Determination of initial quotas

The initial quotas of the original members of the IMF were determined at the Bretton Woods Conference in 1944. Those of subsequent members have been determined by the IMF’s Board of Governors, on the basis of principles consistent with those applied to existing members. When a country applies for membership, the IMF analyzes data on its economy (GDP, current account transactions in its balance of payments, and official reserves) and calculates a quota range (calculated quota). The staff then recommends a quota for the country that is within the range of quotas of existing members whose economic size and characteristics are comparable.

A membership committee of the Executive Board considers the staff’s recommendations on the quota and other terms and conditions of membership. The committee prepares a report for adoption by the Executive Board, which forwards a membership resolution to the Board of Governors for approval. The country becomes a member of the IMF when it signs the IMF’s Articles of Agreement. It becomes eligible to use the IMF’s resources when it has paid its quota subscription and has met all other requirements of the membership resolution.

Review and adjustment of quotas

Under the Articles of Agreement, the Board of Governors is required to conduct a general review of members’ quotas at intervals of not more than five years. The review provides an opportunity to assess the adequacy of quotas in terms of both members’ needs for balance of payments assistance and the ability of the IMF to finance those needs. A general review also allows for adjustments of members’ quotas to reflect changes in their relative positions in the world economy. Thus, the main issues dealt with in general reviews have typically included both the size of an overall increase in quotas and the combination of equiproportional and selective adjustments within the overall increase. A member may request at any other time that the Board of Governors consider an adjustment of its quota. When quotas are increased, members normally pay 25 percent of their increase in SDRs, although the IMF may prescribe payment in whole, or in part, in other members’ currencies, with their concurrence; members pay the balance of the quota increase in their own currency. A member’s quota cannot be increased until the member has consented to and paid for the increase.

Eleventh General Review

The Eleventh General Review of Quotas was completed in January 1998 and took effect on January 22, 1999, when members whose quotas represented more than 85 percent of the total of IMF quotas on December 23, 1997 had consented to the increases. Under the Eleventh Review, total IMF quotas will rise to SDR 212.0 billion from SDR 145.6 billion when all members have completed payment of their quota increases.

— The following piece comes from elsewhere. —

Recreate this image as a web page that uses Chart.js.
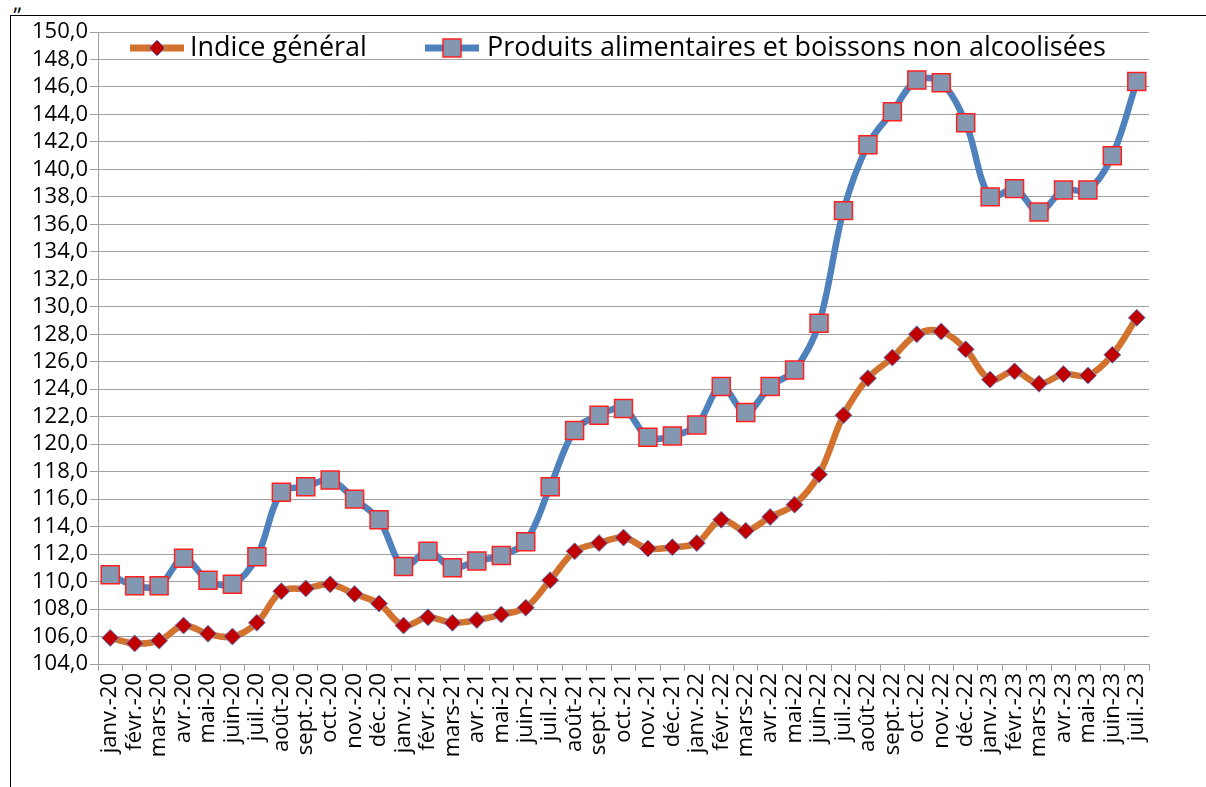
<!DOCTYPE html>
<html lang="fr">
<head>
<meta charset="utf-8">
<script src="https://cdn.jsdelivr.net/npm/chart.js@4.4.0/dist/chart.umd.min.js"></script>
<style>
  body { margin: 0; background: #fff; width: 1206px; height: 787px; overflow: hidden; position: relative; font-family: "Open Sans", sans-serif; }
  #cadre { position: absolute; left: 10px; top: 15px; width: 1210px; height: 790px; border: 1.5px solid #000; }
  #guillemet { position: absolute; left: 13px; top: -14px; font-size: 22px; color: #000; }
  #zone { position: absolute; left: 0; top: 0; width: 1206px; height: 787px; }
</style>
</head>
<body>
<div id="cadre"></div>
<span id="guillemet">„</span>
<div id="zone"><canvas id="graphique"></canvas></div>
<script>
const mois = [
  "janv.-20", "févr.-20", "mars-20", "avr.-20", "mai-20", "juin-20", "juil.-20", "août-20", "sept.-20", "oct.-20", "nov.-20", "déc.-20",
  "janv.-21", "févr.-21", "mars-21", "avr.-21", "mai-21", "juin-21", "juil.-21", "août-21", "sept.-21", "oct.-21", "nov.-21", "déc.-21",
  "janv.-22", "févr.-22", "mars-22", "avr.-22", "mai-22", "juin-22", "juil.-22", "août-22", "sept.-22", "oct.-22", "nov.-22", "déc.-22",
  "janv.-23", "févr.-23", "mars-23", "avr.-23", "mai-23", "juin-23", "juil.-23"
];

const indiceGeneral = [
  105.9, 105.5, 105.7, 106.8, 106.2, 106.0, 107.0, 109.3, 109.5, 109.8, 109.1, 108.4,
  106.8, 107.4, 107.0, 107.2, 107.6, 108.1, 110.1, 112.2, 112.8, 113.2, 112.4, 112.5,
  112.8, 114.5, 113.7, 114.7, 115.6, 117.8, 122.1, 124.8, 126.3, 128.0, 128.2, 126.9,
  124.7, 125.3, 124.4, 125.1, 125.0, 126.5, 129.2
];

const produitsAlimentaires = [
  110.5, 109.7, 109.7, 111.7, 110.1, 109.8, 111.8, 116.5, 116.9, 117.4, 116.0, 114.5,
  111.1, 112.2, 111.0, 111.5, 111.9, 112.9, 116.9, 121.0, 122.1, 122.6, 120.5, 120.6,
  121.4, 124.2, 122.3, 124.2, 125.4, 128.8, 137.0, 141.8, 144.2, 146.5, 146.3, 143.4,
  138.0, 138.6, 136.9, 138.5, 138.5, 141.0, 146.4
];

const nomsSeries = ["Indice général", "Produits alimentaires et boissons non alcoolisées"];
const axeMin = 104;
const axeMax = 150;
const pas = 2;

const orange = "#d2722d";
const bleu = "#4f81bd";
const gris = "#a0a0a0";

// légende dessinée dans la zone du graphique, comme dans Excel
const legendeInterne = {
  id: "legendeInterne",
  afterDatasetsDraw(chart) {
    const ctx = chart.ctx;
    const y = chart.chartArea.top + 16;
    const items = [{ ds: 0, x: 130, texte: 190 }, { ds: 1, x: 425, texte: 487 }];
    items.forEach(it => {
      const d = chart.data.datasets[it.ds];
      const cx = it.x + 27;
      ctx.save();
      ctx.strokeStyle = d.borderColor;
      ctx.lineWidth = 7;
      ctx.beginPath();
      ctx.moveTo(it.x, y);
      ctx.lineTo(it.x + 54, y);
      ctx.stroke();
      ctx.fillStyle = d.pointBackgroundColor;
      ctx.strokeStyle = d.pointBorderColor;
      ctx.lineWidth = d.pointBorderWidth;
      ctx.beginPath();
      if (d.pointStyle === "rectRot") {
        ctx.moveTo(cx, y - 8); ctx.lineTo(cx + 8, y); ctx.lineTo(cx, y + 8); ctx.lineTo(cx - 8, y); ctx.closePath();
      } else {
        ctx.rect(cx - 9, y - 9, 18, 18);
      }
      ctx.fill();
      ctx.stroke();
      ctx.fillStyle = "#000";
      ctx.font = '27px "Open Sans"';
      ctx.textBaseline = "alphabetic";
      ctx.fillText(d.label, it.texte, y + 8);
      ctx.restore();
    });
  }
};

const ctx = document.getElementById("graphique");
new Chart(ctx, {
  type: "line",
  data: {
    labels: mois,
    datasets: [
      {
        label: nomsSeries[0],
        data: indiceGeneral,
        borderColor: orange,
        borderWidth: 6.5,
        tension: 0.35,
        pointStyle: "rectRot",
        pointRadius: 8.5,
        pointBackgroundColor: "#c00000",
        pointBorderColor: "#5b8fd6",
        pointBorderWidth: 1
      },
      {
        label: nomsSeries[1],
        data: produitsAlimentaires,
        borderColor: bleu,
        borderWidth: 6.5,
        tension: 0.35,
        pointStyle: "rect",
        pointRadius: 12.7,
        pointBackgroundColor: "#8497b0",
        pointBorderColor: "#ff2020",
        pointBorderWidth: 1.5
      }
    ]
  },
  options: {
    responsive: true,
    maintainAspectRatio: false,
    animation: false,
    events: [],
    layout: { padding: { left: 10, top: 32, right: 57, bottom: 0 } },
    plugins: { legend: { display: false }, tooltip: { enabled: false } },
    scales: {
      x: {
        offset: true,
        grid: { drawOnChartArea: false, drawTicks: true, tickLength: 7, offset: true, color: gris },
        border: { display: true, color: gris, width: 1 },
        ticks: {
          autoSkip: false, minRotation: 90, maxRotation: 90, padding: 2,
          color: "#000", font: { family: "Open Sans", size: 22 }
        },
        afterFit: scale => { scale.height = 123; }
      },
      y: {
        min: axeMin,
        max: axeMax,
        grid: { color: gris, drawTicks: true, tickLength: 8 },
        border: { display: true, color: gris, width: 1 },
        ticks: {
          stepSize: pas, padding: 2, autoSkip: false,
          color: "#000", font: { family: "Open Sans", size: 22 },
          callback: v => v.toFixed(1).replace(".", ",")
        },
        afterFit: scale => { scale.width = 88; }
      }
    }
  },
  plugins: [legendeInterne]
});
</script>
</body>
</html>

The main considerations underlying the size of the overall increase in quotas were the growth of world trade and payments; the scale of potential payments imbalances, including those that might stem from sharp changes in private capital flows; the prospective demand for IMF resources in support of members’ economic programs; the rapid globalization and liberalization of trade and payments, including the capital account, that had characterized the development of the world economy since the previous quota increase in 1990; and the weakening of the IMF’s liquidity position as a consequence of the continued heavy demand for IMF resources.